Written instruction:
Leave out the pictures, then output the lines of the records below from the first through the one containing "(hPer) at (793,18)".
start Material shown
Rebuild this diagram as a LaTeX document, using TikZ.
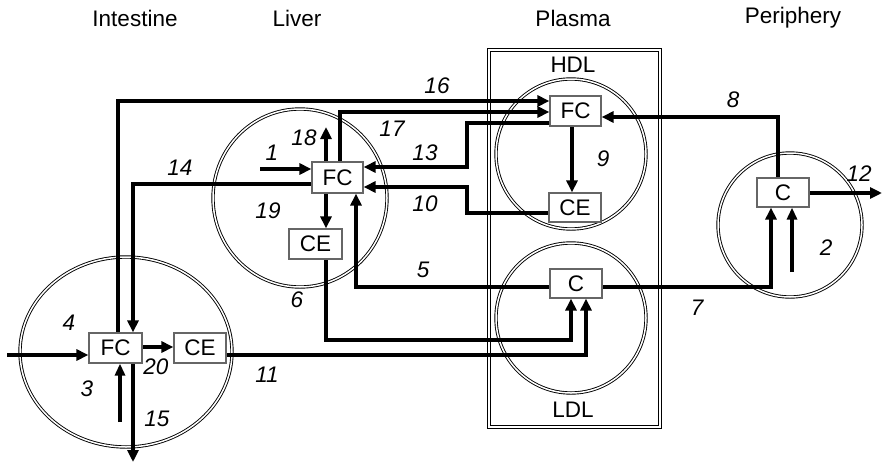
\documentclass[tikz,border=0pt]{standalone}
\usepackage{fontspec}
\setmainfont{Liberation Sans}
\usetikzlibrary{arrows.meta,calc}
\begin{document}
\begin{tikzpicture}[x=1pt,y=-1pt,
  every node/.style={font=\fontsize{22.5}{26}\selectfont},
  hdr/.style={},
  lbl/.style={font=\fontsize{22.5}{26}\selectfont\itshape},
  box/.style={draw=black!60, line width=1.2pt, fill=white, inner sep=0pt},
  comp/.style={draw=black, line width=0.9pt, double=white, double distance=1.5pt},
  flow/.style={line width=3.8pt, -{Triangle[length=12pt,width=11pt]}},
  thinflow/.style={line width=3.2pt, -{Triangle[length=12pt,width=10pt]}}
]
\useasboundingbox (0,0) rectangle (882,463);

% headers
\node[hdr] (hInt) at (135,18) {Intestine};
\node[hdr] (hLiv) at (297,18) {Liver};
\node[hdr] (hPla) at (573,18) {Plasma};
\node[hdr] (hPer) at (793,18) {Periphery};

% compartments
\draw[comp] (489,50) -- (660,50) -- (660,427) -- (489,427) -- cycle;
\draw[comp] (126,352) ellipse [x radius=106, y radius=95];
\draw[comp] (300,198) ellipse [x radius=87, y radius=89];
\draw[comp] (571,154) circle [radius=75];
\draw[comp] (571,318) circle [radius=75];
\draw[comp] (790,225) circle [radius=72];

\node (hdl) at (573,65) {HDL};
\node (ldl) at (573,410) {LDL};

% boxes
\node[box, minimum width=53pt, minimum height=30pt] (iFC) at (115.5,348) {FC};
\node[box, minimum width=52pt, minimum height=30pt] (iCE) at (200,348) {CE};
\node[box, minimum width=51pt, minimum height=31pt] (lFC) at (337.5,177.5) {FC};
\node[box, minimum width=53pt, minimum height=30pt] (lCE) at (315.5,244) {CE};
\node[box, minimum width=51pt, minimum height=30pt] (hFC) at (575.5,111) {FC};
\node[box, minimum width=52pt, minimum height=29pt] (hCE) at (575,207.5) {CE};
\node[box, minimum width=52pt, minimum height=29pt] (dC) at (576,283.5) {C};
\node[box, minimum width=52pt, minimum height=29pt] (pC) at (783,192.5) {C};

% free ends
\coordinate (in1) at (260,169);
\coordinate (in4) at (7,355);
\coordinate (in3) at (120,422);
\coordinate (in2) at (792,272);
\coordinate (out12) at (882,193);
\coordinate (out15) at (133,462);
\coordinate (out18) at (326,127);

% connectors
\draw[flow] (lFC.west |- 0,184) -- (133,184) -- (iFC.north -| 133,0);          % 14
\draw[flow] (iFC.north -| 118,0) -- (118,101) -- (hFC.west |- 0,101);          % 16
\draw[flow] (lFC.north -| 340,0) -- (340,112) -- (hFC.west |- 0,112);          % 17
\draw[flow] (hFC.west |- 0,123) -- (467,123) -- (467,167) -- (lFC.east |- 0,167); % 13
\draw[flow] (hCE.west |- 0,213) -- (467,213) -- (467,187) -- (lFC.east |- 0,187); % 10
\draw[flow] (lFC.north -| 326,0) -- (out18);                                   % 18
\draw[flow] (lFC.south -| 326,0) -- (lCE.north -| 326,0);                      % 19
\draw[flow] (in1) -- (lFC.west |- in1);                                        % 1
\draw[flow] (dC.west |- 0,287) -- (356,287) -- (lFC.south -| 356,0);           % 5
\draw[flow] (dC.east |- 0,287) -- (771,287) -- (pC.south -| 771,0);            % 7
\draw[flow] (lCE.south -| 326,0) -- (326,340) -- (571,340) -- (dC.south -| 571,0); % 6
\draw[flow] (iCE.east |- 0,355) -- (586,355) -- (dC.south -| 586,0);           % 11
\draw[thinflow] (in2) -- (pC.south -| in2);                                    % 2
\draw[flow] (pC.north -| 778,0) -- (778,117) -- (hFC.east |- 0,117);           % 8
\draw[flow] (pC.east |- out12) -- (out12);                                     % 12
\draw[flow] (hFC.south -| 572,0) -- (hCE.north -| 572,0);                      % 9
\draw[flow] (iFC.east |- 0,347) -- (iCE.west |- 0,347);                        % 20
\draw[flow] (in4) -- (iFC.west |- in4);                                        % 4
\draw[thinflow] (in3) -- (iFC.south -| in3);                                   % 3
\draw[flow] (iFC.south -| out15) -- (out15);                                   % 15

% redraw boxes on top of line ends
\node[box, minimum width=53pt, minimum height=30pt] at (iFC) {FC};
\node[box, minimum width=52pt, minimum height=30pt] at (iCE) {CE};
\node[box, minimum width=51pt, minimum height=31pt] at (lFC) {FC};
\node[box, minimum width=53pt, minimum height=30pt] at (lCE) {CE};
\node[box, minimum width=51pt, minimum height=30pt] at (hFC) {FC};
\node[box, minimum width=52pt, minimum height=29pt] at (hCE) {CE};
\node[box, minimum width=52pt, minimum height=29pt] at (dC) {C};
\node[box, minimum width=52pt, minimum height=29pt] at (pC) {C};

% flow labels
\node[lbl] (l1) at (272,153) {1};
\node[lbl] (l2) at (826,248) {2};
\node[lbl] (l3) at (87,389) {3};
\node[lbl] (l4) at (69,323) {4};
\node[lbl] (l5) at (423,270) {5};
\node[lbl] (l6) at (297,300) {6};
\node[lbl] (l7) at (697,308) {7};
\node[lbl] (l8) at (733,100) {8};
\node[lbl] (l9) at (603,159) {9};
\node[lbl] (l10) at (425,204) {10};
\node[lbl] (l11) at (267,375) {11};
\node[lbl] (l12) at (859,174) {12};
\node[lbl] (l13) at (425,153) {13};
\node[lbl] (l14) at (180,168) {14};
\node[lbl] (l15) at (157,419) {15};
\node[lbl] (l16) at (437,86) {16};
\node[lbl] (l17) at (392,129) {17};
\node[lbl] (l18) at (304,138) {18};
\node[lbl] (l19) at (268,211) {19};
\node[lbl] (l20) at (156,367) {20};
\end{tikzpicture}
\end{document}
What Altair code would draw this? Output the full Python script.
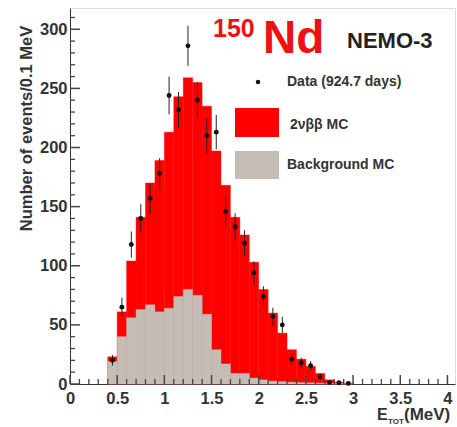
end Material shown
Task response:
Rebuild this diagram as a LaTeX document, using TikZ.
\documentclass[tikz,border=0pt]{standalone}
\usepackage{fontspec}
\setmainfont{Liberation Sans}
\usetikzlibrary{arrows.meta,calc}
\begin{document}
\begin{tikzpicture}[x=1pt,y=-1pt,
  every node/.style={font=\fontsize{22.5}{26}\selectfont},
  hdr/.style={},
  lbl/.style={font=\fontsize{22.5}{26}\selectfont\itshape},
  box/.style={draw=black!60, line width=1.2pt, fill=white, inner sep=0pt},
  comp/.style={draw=black, line width=0.9pt, double=white, double distance=1.5pt},
  flow/.style={line width=3.8pt, -{Triangle[length=12pt,width=11pt]}},
  thinflow/.style={line width=3.2pt, -{Triangle[length=12pt,width=10pt]}}
]
\useasboundingbox (0,0) rectangle (882,463);

% headers
\node[hdr] (hInt) at (135,18) {Intestine};
\node[hdr] (hLiv) at (297,18) {Liver};
\node[hdr] (hPla) at (573,18) {Plasma};
\node[hdr] (hPer) at (793,18) {Periphery};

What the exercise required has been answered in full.